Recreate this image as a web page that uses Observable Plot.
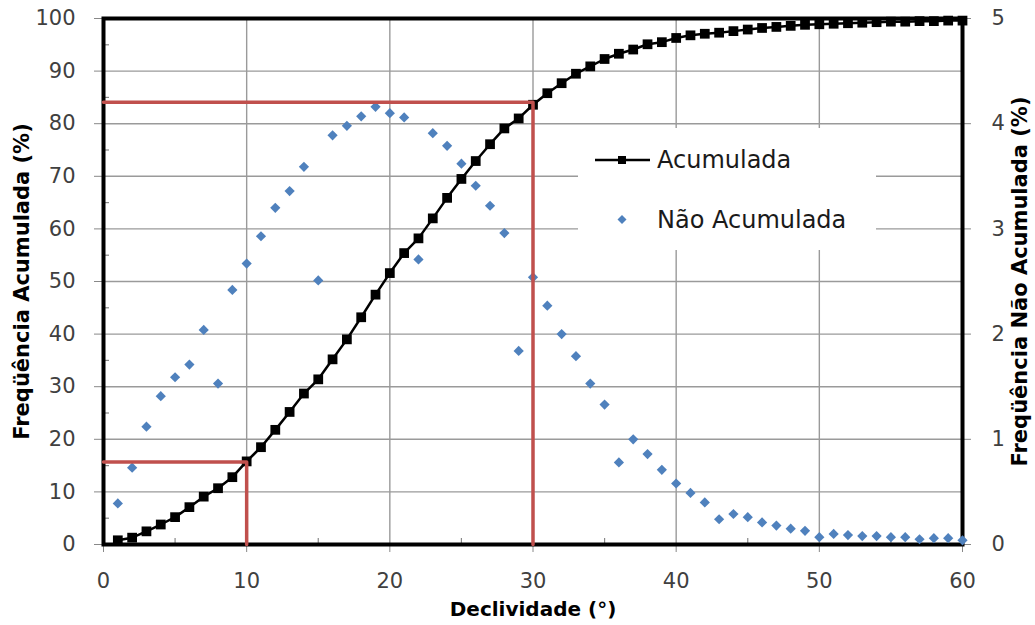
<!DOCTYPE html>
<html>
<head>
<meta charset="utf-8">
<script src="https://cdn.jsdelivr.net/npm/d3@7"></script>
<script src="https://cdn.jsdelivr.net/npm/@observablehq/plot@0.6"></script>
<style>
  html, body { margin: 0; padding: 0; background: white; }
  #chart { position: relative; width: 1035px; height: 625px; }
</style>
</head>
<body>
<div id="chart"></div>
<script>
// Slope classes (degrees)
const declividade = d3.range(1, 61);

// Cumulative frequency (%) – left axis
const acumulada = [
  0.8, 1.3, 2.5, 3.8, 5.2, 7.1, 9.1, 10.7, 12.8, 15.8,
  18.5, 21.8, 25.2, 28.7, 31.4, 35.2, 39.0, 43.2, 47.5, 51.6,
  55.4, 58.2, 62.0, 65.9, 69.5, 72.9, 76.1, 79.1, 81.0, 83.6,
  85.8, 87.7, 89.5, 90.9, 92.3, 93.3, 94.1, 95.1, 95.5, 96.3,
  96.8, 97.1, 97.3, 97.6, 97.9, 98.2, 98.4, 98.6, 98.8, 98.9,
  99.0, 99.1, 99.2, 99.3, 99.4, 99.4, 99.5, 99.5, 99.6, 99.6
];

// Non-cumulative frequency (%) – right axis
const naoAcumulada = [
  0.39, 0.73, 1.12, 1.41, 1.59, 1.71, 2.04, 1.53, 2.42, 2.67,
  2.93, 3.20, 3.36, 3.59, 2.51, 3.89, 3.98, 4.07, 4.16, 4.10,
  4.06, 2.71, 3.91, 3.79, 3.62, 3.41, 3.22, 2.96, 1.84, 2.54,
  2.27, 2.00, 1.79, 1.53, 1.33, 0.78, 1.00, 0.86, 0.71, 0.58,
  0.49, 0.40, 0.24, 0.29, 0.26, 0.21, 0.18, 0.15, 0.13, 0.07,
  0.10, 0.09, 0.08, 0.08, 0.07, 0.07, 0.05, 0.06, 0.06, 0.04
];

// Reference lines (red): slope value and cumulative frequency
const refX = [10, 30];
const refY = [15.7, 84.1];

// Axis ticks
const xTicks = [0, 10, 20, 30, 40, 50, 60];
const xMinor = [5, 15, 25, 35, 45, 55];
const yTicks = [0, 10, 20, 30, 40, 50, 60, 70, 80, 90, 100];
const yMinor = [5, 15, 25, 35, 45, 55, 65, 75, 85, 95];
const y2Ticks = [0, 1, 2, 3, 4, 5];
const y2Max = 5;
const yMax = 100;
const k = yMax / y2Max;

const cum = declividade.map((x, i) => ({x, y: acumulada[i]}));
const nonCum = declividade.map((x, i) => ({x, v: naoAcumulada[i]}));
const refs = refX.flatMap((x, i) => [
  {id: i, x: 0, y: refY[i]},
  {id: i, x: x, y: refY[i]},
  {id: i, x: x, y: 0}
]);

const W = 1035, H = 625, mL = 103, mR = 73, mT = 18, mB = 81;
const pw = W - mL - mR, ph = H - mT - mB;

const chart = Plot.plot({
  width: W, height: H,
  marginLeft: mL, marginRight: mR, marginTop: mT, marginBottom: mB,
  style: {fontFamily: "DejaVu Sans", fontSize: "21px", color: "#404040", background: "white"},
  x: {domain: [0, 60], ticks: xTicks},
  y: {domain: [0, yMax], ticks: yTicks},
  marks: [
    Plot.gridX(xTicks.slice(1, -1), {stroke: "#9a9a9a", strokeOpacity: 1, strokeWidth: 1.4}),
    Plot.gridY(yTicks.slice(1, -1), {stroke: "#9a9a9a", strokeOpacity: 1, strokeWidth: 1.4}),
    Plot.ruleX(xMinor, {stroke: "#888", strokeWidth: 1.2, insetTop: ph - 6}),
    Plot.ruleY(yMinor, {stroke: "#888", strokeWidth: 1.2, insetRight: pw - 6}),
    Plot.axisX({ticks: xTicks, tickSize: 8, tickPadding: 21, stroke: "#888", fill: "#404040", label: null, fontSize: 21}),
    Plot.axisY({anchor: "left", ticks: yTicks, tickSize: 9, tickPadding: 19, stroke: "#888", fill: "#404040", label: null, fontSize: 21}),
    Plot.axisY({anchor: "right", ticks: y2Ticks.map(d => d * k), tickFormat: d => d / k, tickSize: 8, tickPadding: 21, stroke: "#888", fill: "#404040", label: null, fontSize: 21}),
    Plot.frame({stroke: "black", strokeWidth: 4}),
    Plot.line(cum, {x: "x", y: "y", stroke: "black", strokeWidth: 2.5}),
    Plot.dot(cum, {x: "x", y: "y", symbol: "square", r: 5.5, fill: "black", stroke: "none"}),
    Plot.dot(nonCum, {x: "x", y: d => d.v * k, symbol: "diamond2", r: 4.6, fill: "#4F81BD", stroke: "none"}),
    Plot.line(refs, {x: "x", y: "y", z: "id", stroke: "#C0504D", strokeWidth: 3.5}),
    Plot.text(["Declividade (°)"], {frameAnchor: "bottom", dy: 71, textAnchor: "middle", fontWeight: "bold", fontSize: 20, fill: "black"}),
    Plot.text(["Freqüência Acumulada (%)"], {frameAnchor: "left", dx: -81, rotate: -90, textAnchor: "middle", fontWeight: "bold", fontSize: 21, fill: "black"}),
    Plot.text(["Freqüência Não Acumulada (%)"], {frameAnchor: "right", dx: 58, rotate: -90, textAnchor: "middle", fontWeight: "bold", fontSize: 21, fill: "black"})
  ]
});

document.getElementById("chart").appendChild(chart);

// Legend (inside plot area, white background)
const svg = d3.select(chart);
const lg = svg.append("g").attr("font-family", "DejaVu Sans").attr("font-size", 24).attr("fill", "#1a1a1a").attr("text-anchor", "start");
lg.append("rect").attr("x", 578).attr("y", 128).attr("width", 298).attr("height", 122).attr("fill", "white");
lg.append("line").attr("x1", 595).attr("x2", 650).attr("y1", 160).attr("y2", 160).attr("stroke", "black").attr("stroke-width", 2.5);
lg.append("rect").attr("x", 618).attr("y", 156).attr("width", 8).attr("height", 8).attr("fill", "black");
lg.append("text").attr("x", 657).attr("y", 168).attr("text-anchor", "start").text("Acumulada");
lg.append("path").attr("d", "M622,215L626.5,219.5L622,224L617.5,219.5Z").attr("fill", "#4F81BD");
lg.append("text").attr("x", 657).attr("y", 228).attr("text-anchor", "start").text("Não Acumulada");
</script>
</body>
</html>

> _EXERCISE INSTRUCTIONS_
Copy out each line word for word, please, skipping the images.

> _FULL RESPONSE_
Recreate this image as a web page that uses Observable Plot.
<!DOCTYPE html>
<html>
<head>
<meta charset="utf-8">
<script src="https://cdn.jsdelivr.net/npm/d3@7"></script>
<script src="https://cdn.jsdelivr.net/npm/@observablehq/plot@0.6"></script>
<style>
  html, body { margin: 0; padding: 0; background: white; }
  #chart { position: relative; width: 1035px; height: 625px; }
</style>
</head>
<body>
<div id="chart"></div>
<script>
// Slope classes (degrees)
const declividade = d3.range(1, 61);

// Cumulative frequency (%) – left axis
const acumulada = [
  0.8, 1.3, 2.5, 3.8, 5.2, 7.1, 9.1, 10.7, 12.8, 15.8,
  18.5, 21.8, 25.2, 28.7, 31.4, 35.2, 39.0, 43.2, 47.5, 51.6,
  55.4, 58.2, 62.0, 65.9, 69.5, 72.9, 76.1, 79.1, 81.0, 83.6,
  85.8, 87.7, 89.5, 90.9, 92.3, 93.3, 94.1, 95.1, 95.5, 96.3,
  96.8, 97.1, 97.3, 97.6, 97.9, 98.2, 98.4, 98.6, 98.8, 98.9,
  99.0, 99.1, 99.2, 99.3, 99.4, 99.4, 99.5, 99.5, 99.6, 99.6
];

// Non-cumulative frequency (%) – right axis
const naoAcumulada = [
  0.39, 0.73, 1.12, 1.41, 1.59, 1.71, 2.04, 1.53, 2.42, 2.67,
  2.93, 3.20, 3.36, 3.59, 2.51, 3.89, 3.98, 4.07, 4.16, 4.10,
  4.06, 2.71, 3.91, 3.79, 3.62, 3.41, 3.22, 2.96, 1.84, 2.54,
  2.27, 2.00, 1.79, 1.53, 1.33, 0.78, 1.00, 0.86, 0.71, 0.58,
  0.49, 0.40, 0.24, 0.29, 0.26, 0.21, 0.18, 0.15, 0.13, 0.07,
  0.10, 0.09, 0.08, 0.08, 0.07, 0.07, 0.05, 0.06, 0.06, 0.04
];

// Reference lines (red): slope value and cumulative frequency
const refX = [10, 30];
const refY = [15.7, 84.1];

// Axis ticks
const xTicks = [0, 10, 20, 30, 40, 50, 60];
const xMinor = [5, 15, 25, 35, 45, 55];
const yTicks = [0, 10, 20, 30, 40, 50, 60, 70, 80, 90, 100];
const yMinor = [5, 15, 25, 35, 45, 55, 65, 75, 85, 95];
const y2Ticks = [0, 1, 2, 3, 4, 5];
const y2Max = 5;
const yMax = 100;
const k = yMax / y2Max;

const cum = declividade.map((x, i) => ({x, y: acumulada[i]}));
const nonCum = declividade.map((x, i) => ({x, v: naoAcumulada[i]}));
const refs = refX.flatMap((x, i) => [
  {id: i, x: 0, y: refY[i]},
  {id: i, x: x, y: refY[i]},
  {id: i, x: x, y: 0}
]);

const W = 1035, H = 625, mL = 103, mR = 73, mT = 18, mB = 81;
const pw = W - mL - mR, ph = H - mT - mB;

const chart = Plot.plot({
  width: W, height: H,
  marginLeft: mL, marginRight: mR, marginTop: mT, marginBottom: mB,
  style: {fontFamily: "DejaVu Sans", fontSize: "21px", color: "#404040", background: "white"},
  x: {domain: [0, 60], ticks: xTicks},
  y: {domain: [0, yMax], ticks: yTicks},
  marks: [
    Plot.gridX(xTicks.slice(1, -1), {stroke: "#9a9a9a", strokeOpacity: 1, strokeWidth: 1.4}),
    Plot.gridY(yTicks.slice(1, -1), {stroke: "#9a9a9a", strokeOpacity: 1, strokeWidth: 1.4}),
    Plot.ruleX(xMinor, {stroke: "#888", strokeWidth: 1.2, insetTop: ph - 6}),
    Plot.ruleY(yMinor, {stroke: "#888", strokeWidth: 1.2, insetRight: pw - 6}),
    Plot.axisX({ticks: xTicks, tickSize: 8, tickPadding: 21, stroke: "#888", fill: "#404040", label: null, fontSize: 21}),
    Plot.axisY({anchor: "left", ticks: yTicks, tickSize: 9, tickPadding: 19, stroke: "#888", fill: "#404040", label: null, fontSize: 21}),
    Plot.axisY({anchor: "right", ticks: y2Ticks.map(d => d * k), tickFormat: d => d / k, tickSize: 8, tickPadding: 21, stroke: "#888", fill: "#404040", label: null, fontSize: 21}),
    Plot.frame({stroke: "black", strokeWidth: 4}),
    Plot.line(cum, {x: "x", y: "y", stroke: "black", strokeWidth: 2.5}),
    Plot.dot(cum, {x: "x", y: "y", symbol: "square", r: 5.5, fill: "black", stroke: "none"}),
    Plot.dot(nonCum, {x: "x", y: d => d.v * k, symbol: "diamond2", r: 4.6, fill: "#4F81BD", stroke: "none"}),
    Plot.line(refs, {x: "x", y: "y", z: "id", stroke: "#C0504D", strokeWidth: 3.5}),
    Plot.text(["Declividade (°)"], {frameAnchor: "bottom", dy: 71, textAnchor: "middle", fontWeight: "bold", fontSize: 20, fill: "black"}),
    Plot.text(["Freqüência Acumulada (%)"], {frameAnchor: "left", dx: -81, rotate: -90, textAnchor: "middle", fontWeight: "bold", fontSize: 21, fill: "black"}),
    Plot.text(["Freqüência Não Acumulada (%)"], {frameAnchor: "right", dx: 58, rotate: -90, textAnchor: "middle", fontWeight: "bold", fontSize: 21, fill: "black"})
  ]
});

document.getElementById("chart").appendChild(chart);

// Legend (inside plot area, white background)
const svg = d3.select(chart);
const lg = svg.append("g").attr("font-family", "DejaVu Sans").attr("font-size", 24).attr("fill", "#1a1a1a").attr("text-anchor", "start");
lg.append("rect").attr("x", 578).attr("y", 128).attr("width", 298).attr("height", 122).attr("fill", "white");
lg.append("line").attr("x1", 595).attr("x2", 650).attr("y1", 160).attr("y2", 160).attr("stroke", "black").attr("stroke-width", 2.5);
lg.append("rect").attr("x", 618).attr("y", 156).attr("width", 8).attr("height", 8).attr("fill", "black");
lg.append("text").attr("x", 657).attr("y", 168).attr("text-anchor", "start").text("Acumulada");
lg.append("path").attr("d", "M622,215L626.5,219.5L622,224L617.5,219.5Z").attr("fill", "#4F81BD");
lg.append("text").attr("x", 657).attr("y", 228).attr("text-anchor", "start").text("Não Acumulada");
</script>
</body>
</html>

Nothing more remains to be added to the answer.